Qwiki

Church-Turing Thesis

The Church-Turing thesis is a foundational concept in the philosophy of computer science and theoretical computer science. It posits that any function which can be effectively calculated by a human using an algorithm can also be computed by a Turing machine, a theoretical device that serves as a model of computation.

Historical Background

The thesis is named after two prominent figures in mathematics and logic: Alonzo Church and Alan Turing. In the early 20th century, before a precise definition of computable functions existed, mathematicians used the term "effectively calculable" for functions computable by paper-and-pencil methods.

Church, along with his student Stephen Kleene, and Turing independently developed formal definitions of computable functions. They showed that the classes of functions they defined were equivalent:

  • Lambda Calculus: Developed by Church, this formal system uses function abstraction and application to define computability.
  • Turing Machines: Proposed by Turing as an abstract machine that manipulates symbols on a strip of tape according to a table of rules to simulate the logic of any computer algorithm.
  • General Recursive Functions: Defined by Kurt Gödel and further refined by Kleene, these are functions defined using basic functions and operators.

These equivalences led to the belief that the concept of computability was accurately characterized by these three equivalent processes.

Variations and Implications

Several variations of the Church-Turing thesis have emerged over time:

  • Physical Church-Turing Thesis: This variation extends the thesis to claim that any function that can be physically realized in our universe is computable by a Turing machine.

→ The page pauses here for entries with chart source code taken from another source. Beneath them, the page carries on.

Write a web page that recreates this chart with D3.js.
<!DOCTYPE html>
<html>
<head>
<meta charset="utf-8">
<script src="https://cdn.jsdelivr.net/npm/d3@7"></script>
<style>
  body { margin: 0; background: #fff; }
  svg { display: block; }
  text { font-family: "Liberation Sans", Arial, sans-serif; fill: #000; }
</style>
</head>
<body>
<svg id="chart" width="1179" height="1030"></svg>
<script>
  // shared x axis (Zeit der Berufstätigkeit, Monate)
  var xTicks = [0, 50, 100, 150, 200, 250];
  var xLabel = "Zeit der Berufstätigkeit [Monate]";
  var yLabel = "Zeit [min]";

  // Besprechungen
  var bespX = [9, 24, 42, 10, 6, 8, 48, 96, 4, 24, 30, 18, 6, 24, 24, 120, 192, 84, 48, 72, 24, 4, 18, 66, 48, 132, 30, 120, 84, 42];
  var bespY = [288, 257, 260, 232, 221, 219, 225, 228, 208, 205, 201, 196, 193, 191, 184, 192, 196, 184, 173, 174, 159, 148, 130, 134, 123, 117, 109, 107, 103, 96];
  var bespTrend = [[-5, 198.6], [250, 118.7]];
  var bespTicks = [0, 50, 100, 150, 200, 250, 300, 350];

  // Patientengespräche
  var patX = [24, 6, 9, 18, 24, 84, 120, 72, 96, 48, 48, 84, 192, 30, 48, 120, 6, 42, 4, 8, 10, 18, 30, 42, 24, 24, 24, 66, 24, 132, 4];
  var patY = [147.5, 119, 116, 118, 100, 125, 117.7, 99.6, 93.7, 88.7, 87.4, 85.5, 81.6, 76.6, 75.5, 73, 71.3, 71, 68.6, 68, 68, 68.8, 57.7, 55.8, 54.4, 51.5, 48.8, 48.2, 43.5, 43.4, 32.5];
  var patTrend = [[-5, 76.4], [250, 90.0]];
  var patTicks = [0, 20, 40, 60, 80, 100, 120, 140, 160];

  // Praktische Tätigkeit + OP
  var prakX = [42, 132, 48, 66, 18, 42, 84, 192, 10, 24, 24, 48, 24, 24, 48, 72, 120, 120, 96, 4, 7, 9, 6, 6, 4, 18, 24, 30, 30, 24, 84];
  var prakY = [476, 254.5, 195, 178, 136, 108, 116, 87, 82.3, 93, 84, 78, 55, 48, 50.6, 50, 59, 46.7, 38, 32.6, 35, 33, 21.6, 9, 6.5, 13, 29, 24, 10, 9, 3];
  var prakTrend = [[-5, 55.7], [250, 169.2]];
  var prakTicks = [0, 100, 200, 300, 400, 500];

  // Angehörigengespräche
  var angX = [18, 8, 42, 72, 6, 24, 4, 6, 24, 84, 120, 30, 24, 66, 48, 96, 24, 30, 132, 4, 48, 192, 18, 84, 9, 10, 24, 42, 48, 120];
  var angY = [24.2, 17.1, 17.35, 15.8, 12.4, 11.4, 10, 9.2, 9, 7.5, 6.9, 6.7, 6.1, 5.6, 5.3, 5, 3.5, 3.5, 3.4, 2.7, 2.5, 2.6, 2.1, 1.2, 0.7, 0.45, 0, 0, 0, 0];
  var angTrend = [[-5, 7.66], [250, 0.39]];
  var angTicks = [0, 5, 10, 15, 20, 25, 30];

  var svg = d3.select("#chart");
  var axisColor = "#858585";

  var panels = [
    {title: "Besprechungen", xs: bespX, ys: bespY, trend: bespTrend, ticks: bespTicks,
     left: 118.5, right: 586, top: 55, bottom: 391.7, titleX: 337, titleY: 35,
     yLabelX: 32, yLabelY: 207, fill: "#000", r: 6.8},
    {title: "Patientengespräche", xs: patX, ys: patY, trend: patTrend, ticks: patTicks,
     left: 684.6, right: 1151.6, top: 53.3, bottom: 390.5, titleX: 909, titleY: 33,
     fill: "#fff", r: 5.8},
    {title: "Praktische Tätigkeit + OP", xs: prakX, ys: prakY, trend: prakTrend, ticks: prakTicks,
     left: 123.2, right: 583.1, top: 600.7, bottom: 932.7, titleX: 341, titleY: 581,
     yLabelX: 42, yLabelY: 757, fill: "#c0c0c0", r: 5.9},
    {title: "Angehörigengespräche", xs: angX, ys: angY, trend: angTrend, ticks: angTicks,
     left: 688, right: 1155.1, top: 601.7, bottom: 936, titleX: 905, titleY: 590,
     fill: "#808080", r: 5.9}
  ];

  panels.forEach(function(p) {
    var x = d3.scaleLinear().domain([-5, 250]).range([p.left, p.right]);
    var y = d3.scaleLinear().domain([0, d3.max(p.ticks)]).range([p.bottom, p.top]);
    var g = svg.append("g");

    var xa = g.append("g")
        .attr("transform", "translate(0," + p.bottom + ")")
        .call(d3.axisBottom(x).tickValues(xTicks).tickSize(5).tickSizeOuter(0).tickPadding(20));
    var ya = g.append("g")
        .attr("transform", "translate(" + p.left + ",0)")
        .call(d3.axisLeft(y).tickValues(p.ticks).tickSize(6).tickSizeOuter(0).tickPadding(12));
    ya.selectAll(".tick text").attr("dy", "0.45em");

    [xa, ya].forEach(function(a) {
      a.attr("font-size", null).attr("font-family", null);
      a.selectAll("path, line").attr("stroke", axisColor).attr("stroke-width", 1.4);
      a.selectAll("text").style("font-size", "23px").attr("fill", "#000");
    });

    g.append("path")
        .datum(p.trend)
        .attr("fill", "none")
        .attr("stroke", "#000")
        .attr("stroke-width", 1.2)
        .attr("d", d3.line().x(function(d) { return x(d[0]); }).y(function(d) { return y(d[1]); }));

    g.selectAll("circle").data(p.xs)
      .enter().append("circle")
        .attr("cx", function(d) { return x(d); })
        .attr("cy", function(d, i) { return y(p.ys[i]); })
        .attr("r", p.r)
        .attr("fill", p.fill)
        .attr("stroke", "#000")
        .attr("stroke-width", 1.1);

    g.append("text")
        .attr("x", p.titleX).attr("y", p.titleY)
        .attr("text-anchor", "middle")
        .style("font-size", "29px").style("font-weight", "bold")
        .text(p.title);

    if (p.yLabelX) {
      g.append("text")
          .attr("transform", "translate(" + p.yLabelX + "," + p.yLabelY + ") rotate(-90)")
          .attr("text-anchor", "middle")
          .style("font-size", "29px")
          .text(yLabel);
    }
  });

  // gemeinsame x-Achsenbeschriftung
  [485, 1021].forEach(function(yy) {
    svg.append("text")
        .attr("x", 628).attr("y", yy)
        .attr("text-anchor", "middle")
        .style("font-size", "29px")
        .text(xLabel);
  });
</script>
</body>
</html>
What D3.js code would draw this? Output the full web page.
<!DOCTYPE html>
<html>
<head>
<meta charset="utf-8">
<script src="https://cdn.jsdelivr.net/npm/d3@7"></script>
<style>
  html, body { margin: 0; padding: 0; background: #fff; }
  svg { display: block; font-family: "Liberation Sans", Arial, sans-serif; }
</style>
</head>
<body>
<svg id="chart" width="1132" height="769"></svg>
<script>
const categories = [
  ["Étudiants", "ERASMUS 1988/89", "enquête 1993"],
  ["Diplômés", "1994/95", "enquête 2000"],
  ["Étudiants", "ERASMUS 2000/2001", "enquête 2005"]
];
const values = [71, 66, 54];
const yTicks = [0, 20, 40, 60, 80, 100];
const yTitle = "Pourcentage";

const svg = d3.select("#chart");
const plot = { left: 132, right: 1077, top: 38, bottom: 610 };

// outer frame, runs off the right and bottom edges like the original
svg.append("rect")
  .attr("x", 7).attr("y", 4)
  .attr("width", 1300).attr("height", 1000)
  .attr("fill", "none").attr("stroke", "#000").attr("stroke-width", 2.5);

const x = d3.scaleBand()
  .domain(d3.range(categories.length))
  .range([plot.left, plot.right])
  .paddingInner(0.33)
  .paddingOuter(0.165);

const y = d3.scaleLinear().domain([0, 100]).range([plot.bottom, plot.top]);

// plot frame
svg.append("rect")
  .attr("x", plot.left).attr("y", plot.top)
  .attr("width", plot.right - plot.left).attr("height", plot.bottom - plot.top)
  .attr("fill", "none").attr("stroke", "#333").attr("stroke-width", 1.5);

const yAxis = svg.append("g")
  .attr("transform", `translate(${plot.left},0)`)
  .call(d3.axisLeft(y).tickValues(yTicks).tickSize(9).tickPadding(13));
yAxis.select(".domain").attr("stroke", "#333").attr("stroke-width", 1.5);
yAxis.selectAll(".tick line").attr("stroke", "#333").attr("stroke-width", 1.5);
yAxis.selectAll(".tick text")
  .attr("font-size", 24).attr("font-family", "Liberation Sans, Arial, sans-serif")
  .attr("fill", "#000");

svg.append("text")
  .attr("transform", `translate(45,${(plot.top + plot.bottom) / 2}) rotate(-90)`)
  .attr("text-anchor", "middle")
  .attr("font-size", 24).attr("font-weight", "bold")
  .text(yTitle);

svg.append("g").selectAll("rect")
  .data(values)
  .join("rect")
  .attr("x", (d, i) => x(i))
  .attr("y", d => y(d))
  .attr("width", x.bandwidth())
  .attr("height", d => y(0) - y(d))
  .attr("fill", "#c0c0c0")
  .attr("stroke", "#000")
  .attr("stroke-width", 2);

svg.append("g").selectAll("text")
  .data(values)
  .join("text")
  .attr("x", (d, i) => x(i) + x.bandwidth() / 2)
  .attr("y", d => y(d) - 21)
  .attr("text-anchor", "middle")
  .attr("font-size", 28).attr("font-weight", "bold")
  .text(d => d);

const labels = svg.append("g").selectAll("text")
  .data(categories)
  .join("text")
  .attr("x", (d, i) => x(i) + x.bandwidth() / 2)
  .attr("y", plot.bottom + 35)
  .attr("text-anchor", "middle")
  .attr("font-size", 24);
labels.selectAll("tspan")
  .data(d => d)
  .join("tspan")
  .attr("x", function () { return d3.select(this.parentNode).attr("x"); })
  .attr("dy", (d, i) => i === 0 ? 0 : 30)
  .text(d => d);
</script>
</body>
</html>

  • Church-Turing Thesis (Complexity Theory): This concerns what can be efficiently computed, linking the concepts of computability and computational complexity.

  • Church-Turing-Deutsch Principle: Formulated by physicist David Deutsch, this principle connects the thesis with quantum physics, suggesting that a universal quantum computer can simulate any physical system.

Related Concepts

  • Hypercomputation: This refers to theoretical models of computation that can compute functions beyond what is possible with a Turing machine, thus challenging the Church-Turing thesis.

  • Turing Completeness: A system of data-manipulation rules (such as a computer's instruction set, a programming language, or a cellular automaton) is said to be Turing complete if it can be used to simulate any Turing machine.

  • Busy Beaver: A function that represents the maximum number of steps a Turing machine can take before halting, related to the limits of computability and the physical Church-Turing thesis.

The Church-Turing thesis continues to be a central topic in discussions about the nature of computation and the limits of what can be achieved with algorithms and mechanical processes. Its implications extend beyond theoretical computer science, influencing areas such as cognitive science, artificial intelligence, and the philosophy of mind.